The vectorization_logic fails for me (Ubuntu 14.04, x86-64, GCC 4.8):
Initializing random number generator with seed 1460119105
Repeating each test 10 times
Dst: | Lvalue | Direct | NestByRef
| Packet | Linear | Direct
DstFlags = 58 ( | Packet | Linear | Direct )
SrcFlags = 10 ( | Linear )
DstAlignment = 16
SrcAlignment = 16
RequiredAlignment = 16
JointAlignment = 16
InnerSize = 6
InnerMaxSize = 6
PacketSize = 4
StorageOrdersAgree = 1
MightVectorize = 0
MayLinearize = 1
MayInnerVectorize = 0
MayLinearVectorize = 0
MaySliceVectorize = 0
Traversal = 1 (LinearTraversal)
UnrollingLimit = 100
MayUnrollCompletely = 0
MayUnrollInner = 1
Unrolling = 0 (NoUnrolling)
Expected Traversal == LinearTraversal got LinearTraversal
Expected Unrolling == CompleteUnrolling got NoUnrolling
Test vectorization_logic<int>::run() failed in /usr/local/google/home/benoitjacob/eigen/test/vectorization_logic.cpp (163)
test_assign(Matrix3(),Matrix3().cwiseQuotient(Matrix3()), PacketTraits::HasDiv ? LinearVectorizedTraversal : LinearTraversal,CompleteUnrolling)
- Seed: 1460119105
This appears to be the commit which causes the fail:
Apparently the cost for division was increased so high that it is not worth to unroll anymore here.
I don't know if we should increase the UnrollingLimit, or relax the test case somehow (or reduce the estimated cost of divisions?).
(In reply to Christoph Hertzberg from comment #1)
That's actually the last working, the next one starts failing:
The cost of division was underestimated so much than it was unusable for any kind of tuning, which is why we came up with a more accurate estimate. I can update the test to use the cwiseProduct instead of cwiseQuotient to fix the issue.
Benoit Steiner: in the Tensor module, are you using the cost estimate for other purposes than inlining/sub-expression evals? For such use cases, I don't really see the point in having such "accurate" cost estimate...
To distribute the computation over the K threads of a thread pool, we simply shard it evenly over the K threads. This works well for very large and expensive computations. However for smaller computations, the overhead of a context switch is so high that it's much more efficient to either do the computation inline in the main thread or shard it over a small subset of the available threads.
This strategy has led to performance improvements of 2x to 100x (2 to 10x improvement being the common case, and 100x improvements corresponding to pathological cases). However for this strategy to work reliably we need to be able to assess the cost of a computation with some degree of accuracy, and being more than 10x off like we were for the cost estimate of a division was too much.

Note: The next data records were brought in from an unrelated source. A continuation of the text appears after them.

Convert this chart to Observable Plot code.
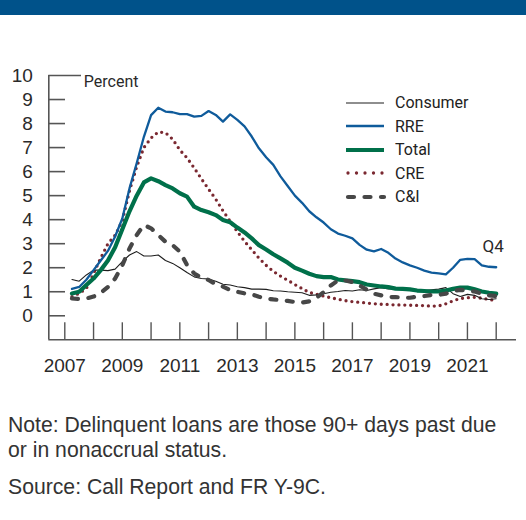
<!DOCTYPE html>
<html>
<head>
<meta charset="utf-8">
<script src="https://cdn.jsdelivr.net/npm/d3@7"></script>
<script src="https://cdn.jsdelivr.net/npm/@observablehq/plot@0.6"></script>
<style>
  html, body { margin: 0; padding: 0; background: #fff; }
  #page { position: relative; width: 526px; height: 520px; overflow: hidden; font-family: "Liberation Sans", Arial, sans-serif; }
  #bar { position: absolute; left: 0; top: 0; width: 526px; height: 15px; background: #00528a; }
  #chart { position: absolute; left: 0; top: 60px; }
  .narrow { font-family: Roboto, "Liberation Sans", sans-serif; }
  #legend { position: absolute; left: 346px; top: 91px; color: #222; font-size: 16px; }
  #legend .row { display: flex; align-items: center; height: 23.5px; }
  #legend svg { width: 40px; height: 10px; margin-right: 9px; overflow: visible; }
  #notes { position: absolute; left: 8px; top: 413px; color: #333; font-size: 21.2px; line-height: 24.5px; }
  #notes p { margin: 0; }
  #notes p.src { margin-top: 13px; }
</style>
</head>
<body>
<div id="page">
  <div id="bar"></div>
  <div id="chart"></div>
  <div id="legend" class="narrow"></div>
  <div id="notes">
    <p>Note: Delinquent loans are those 90+ days past due<br>or in nonaccrual status.</p>
    <p class="src">Source: Call Report and FR Y-9C.</p>
  </div>
</div>
<script>
// Quarterly observations, 2007:Q1 ... 2021:Q4 (plotted at quarter end)
const quarterStart = 2007.25;
const consumer = [1.51,1.44,1.7,1.9,1.9,1.88,1.94,2.25,2.53,2.67,2.49,2.49,2.53,2.3,2.18,2.0,1.8,1.62,1.55,1.53,1.44,1.31,1.28,1.21,1.17,1.11,1.11,1.1,1.04,1.03,1.0,0.98,0.96,0.85,0.87,0.92,0.98,1.01,1.05,1.03,1.08,1.05,1.12,1.17,1.12,1.12,1.08,1.08,1.05,1.05,1.08,1.11,1.17,0.92,0.8,0.89,0.85,0.71,0.68,0.71];
const rre = [1.12,1.2,1.5,1.9,2.3,2.7,3.3,4.05,5.3,6.35,7.45,8.35,8.66,8.5,8.47,8.39,8.39,8.29,8.32,8.52,8.36,8.08,8.38,8.15,7.88,7.46,6.97,6.6,6.28,5.8,5.4,5.0,4.7,4.35,4.1,3.88,3.6,3.42,3.33,3.22,2.95,2.75,2.68,2.78,2.62,2.38,2.22,2.1,2.0,1.88,1.8,1.76,1.72,2.0,2.33,2.37,2.36,2.1,2.04,2.02];
const total = [0.93,1.0,1.28,1.55,1.9,2.3,2.85,3.6,4.35,5.0,5.55,5.72,5.6,5.44,5.3,5.1,4.96,4.54,4.4,4.31,4.19,3.99,3.89,3.67,3.47,3.22,2.94,2.76,2.56,2.39,2.21,2.0,1.88,1.75,1.65,1.61,1.61,1.51,1.47,1.44,1.4,1.3,1.26,1.22,1.19,1.13,1.12,1.1,1.05,1.03,1.01,1.01,1.05,1.12,1.17,1.17,1.1,1.01,0.96,0.92];
const cre = [0.8,0.93,1.14,1.76,2.4,3.0,3.35,3.95,5.2,6.2,7.0,7.4,7.65,7.62,7.35,6.9,6.57,6.15,5.7,5.27,4.85,4.37,3.93,3.5,3.1,2.75,2.4,2.1,1.85,1.65,1.48,1.3,1.13,0.97,0.9,0.82,0.75,0.69,0.63,0.59,0.56,0.53,0.5,0.48,0.47,0.45,0.45,0.44,0.43,0.42,0.4,0.41,0.5,0.62,0.72,0.75,0.77,0.73,0.68,0.63];
const ci = [0.72,0.7,0.72,0.8,0.95,1.2,1.55,2.1,2.8,3.36,3.78,3.64,3.36,3.08,2.94,2.67,2.11,1.76,1.58,1.49,1.31,1.21,1.07,1.0,0.93,0.89,0.79,0.72,0.68,0.65,0.62,0.57,0.55,0.6,0.75,0.98,1.26,1.47,1.47,1.4,1.26,1.08,0.92,0.85,0.78,0.78,0.75,0.75,0.8,0.82,0.87,0.87,0.92,1.03,1.08,1.05,1.01,0.92,0.85,0.82];

const seriesNames = ["Consumer", "RRE", "Total", "CRE", "C&I"];
const yTicks = [0,1,2,3,4,5,6,7,8,9,10];
const yearTicks = [2007,2008,2009,2010,2011,2012,2013,2014,2015,2016,2017,2018,2019,2020,2021,2022];
const yearLabels = [2007,2009,2011,2013,2015,2017,2019,2021];
const unitLabel = "Percent";
const endLabel = "Q4";

const styles = {
  "Consumer": {stroke: "#1e1e1e", strokeWidth: 1.1},
  "RRE":      {stroke: "#0f5b9b", strokeWidth: 2.3},
  "Total":    {stroke: "#00704a", strokeWidth: 4.2},
  "CRE":      {stroke: "#7a2830", strokeWidth: 3.3, strokeDasharray: "0 5.9", strokeLinecap: "round"},
  "C&I":      {stroke: "#474747", strokeWidth: 4.2, strokeDasharray: "6 10.5", strokeLinecap: "round"}
};
const values = {"Consumer": consumer, "RRE": rre, "Total": total, "CRE": cre, "C&I": ci};
const toRows = (arr) => arr.map((v, i) => ({t: quarterStart + i * 0.25, v}));

const W = 526, H = 330, mT = 15, mL = 48.3, mR = 10;
const yDomain = [-1, 10];
const xDomain = [2007 - 0.556, 2022 + 0.706];
const mB = 50.7;
const frameW = W - mL - mR, frameH = H - mT - mB;
const axisColor = "#555";
const narrowFont = 'Roboto, "Liberation Sans", sans-serif';

const drawOrder = ["CRE", "Consumer", "RRE", "Total", "C&I"];
const rreRows = toRows(rre);

const chart = Plot.plot({
  width: W, height: H,
  marginTop: mT, marginBottom: mB, marginLeft: mL, marginRight: mR,
  style: {fontFamily: '"Liberation Sans", Arial, sans-serif', fontSize: "19px", color: "#2a2a2a", background: "white"},
  x: {type: "linear", domain: xDomain},
  y: {type: "linear", domain: yDomain},
  marks: [
    Plot.ruleX([xDomain[0]], {stroke: axisColor, strokeWidth: 1.6}),
    Plot.ruleY([yDomain[0]], {stroke: axisColor, strokeWidth: 1.6}),
    Plot.tickY(yTicks.filter(d => d < 10), {y: d => d, stroke: axisColor, strokeWidth: 1.6, insetRight: frameW - 16.7}),
    Plot.tickY(yTicks.filter(d => d === 10), {y: d => d, stroke: axisColor, strokeWidth: 1.6, insetRight: frameW - 32.7}),
    Plot.tickX(yearTicks, {x: d => d, stroke: axisColor, strokeWidth: 1.4, insetTop: frameH - 17}),
    Plot.axisY({ticks: yTicks, tickSize: 0, tickPadding: 16, fontSize: 19, tickFormat: d => String(d), label: null}),
    Plot.axisX({ticks: yearLabels, tickSize: 0, tickPadding: 19, fontSize: 19, tickFormat: d => String(d), label: null}),
    Plot.text([unitLabel], {frameAnchor: "top-left", dx: 35, dy: 6, text: d => d, textAnchor: "start", lineAnchor: "middle", fontSize: 16, fontFamily: narrowFont, fill: "#2a2a2a"}),
    ...drawOrder.map(name => Plot.line(toRows(values[name]), {x: "t", y: "v", fill: "none", strokeLinejoin: "round", ...styles[name]})),
    Plot.text([rreRows[rreRows.length - 1]], {x: "t", y: "v", text: () => endLabel, dx: -3, dy: -21, textAnchor: "middle", lineAnchor: "middle", fontSize: 17, fontFamily: narrowFont, fill: "#2a2a2a"})
  ]
});
document.getElementById("chart").appendChild(chart);

// Legend
const legend = document.getElementById("legend");
for (const name of seriesNames) {
  const s = styles[name];
  const row = document.createElement("div");
  row.className = "row";
  const ns = "http://www.w3.org/2000/svg";
  const svg = document.createElementNS(ns, "svg");
  const line = document.createElementNS(ns, "line");
  line.setAttribute("x1", name === "CRE" || name === "C&I" ? 2 : 0);
  line.setAttribute("x2", 38);
  line.setAttribute("y1", 5); line.setAttribute("y2", 5);
  line.setAttribute("stroke", s.stroke);
  line.setAttribute("stroke-width", s.strokeWidth);
  if (s.strokeDasharray) line.setAttribute("stroke-dasharray", name === "CRE" ? "0 8.5" : s.strokeDasharray);
  if (s.strokeLinecap) line.setAttribute("stroke-linecap", s.strokeLinecap);
  svg.appendChild(line);
  row.appendChild(svg);
  const label = document.createElement("span");
  label.textContent = name;
  row.appendChild(label);
  legend.appendChild(row);
}
</script>
</body>
</html>
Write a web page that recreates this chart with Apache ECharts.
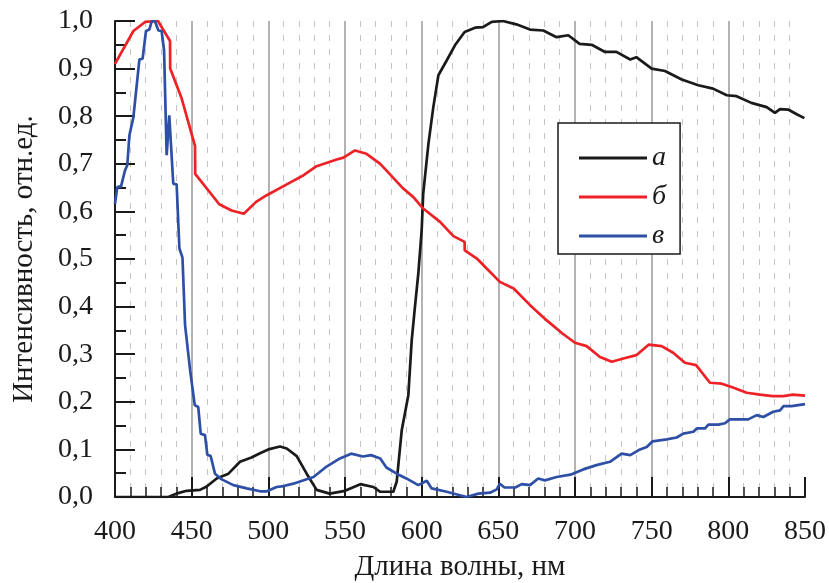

We haven't upstreamed this code yet, but expect to do it in the next few days or week. We're also going to upstream improvements to the cost estimates of functions such as exp, log, sqrt, and so on.
Indeed, for work balancing you definitely need more accuracy.
I see you updated the unit test, so good for me, thanks.
I'm reopening because I still think that this NumTraits::Div cost estimates have to be cleaned up:
1 - the current logic is limited to int+float+double on Haswell
2 - the architecture specific logic must be handled in arch/*
3 - adjusting the cost wrt to the vectorization status is not sound because when NumTraits<>::Div<vectorized> is called we don't know yet whether the expression is really going to be vectorized (and which packet size are going to be used...).
4 - the current values do not match the ones given there: https://software.intel.com/sites/landingpage/IntrinsicsGuide/#techs=SSE,SSE2,AVX&text=div&expand=2047,2050,2059,2056,2080,2077,2050,2047,2059
Regarding point #4, for Haswell we can summarize the throughputs as follows:
scalar 128 256
float 5 5 13
double 12 12 25
Then, in order to address points #1 and #2, we could remove NumTraits::Div and rather implement an internal helper structure (e.g., div_cost) implementing a generic estimate from NumTraits::MulCost. This struct could then be specialized in arch/*.
Still remains points #3 that would require to completely revise the cost model so that one can query the cost for arbitrary packet size (including scalar). However, this seems to be overkill to me.
For the record, on skylake, divisions have been significantly optimized:
scalar 128 256
float 3 3 5
double 4 4 8
though there is still a penalty when moving to AVX.
Here some numbers for Atom (~10x slower):
float 30 60
double 60 120
Summary: Bug 1195: move NumTraits::Div<>::Cost to internal::scalar_div_cost (with some specializations in arch/SSE and arch/AVX)
With this fix in place I'm seeing an awful lot of ...
<snip>/util/XprHelper.h(676): error C2027: use of undefined type 'Eigen::internal::enable_if<false,void>'
Any Help would be much appreciated
Here is the fix:
Summary: Fix compilation on 32 bits systems.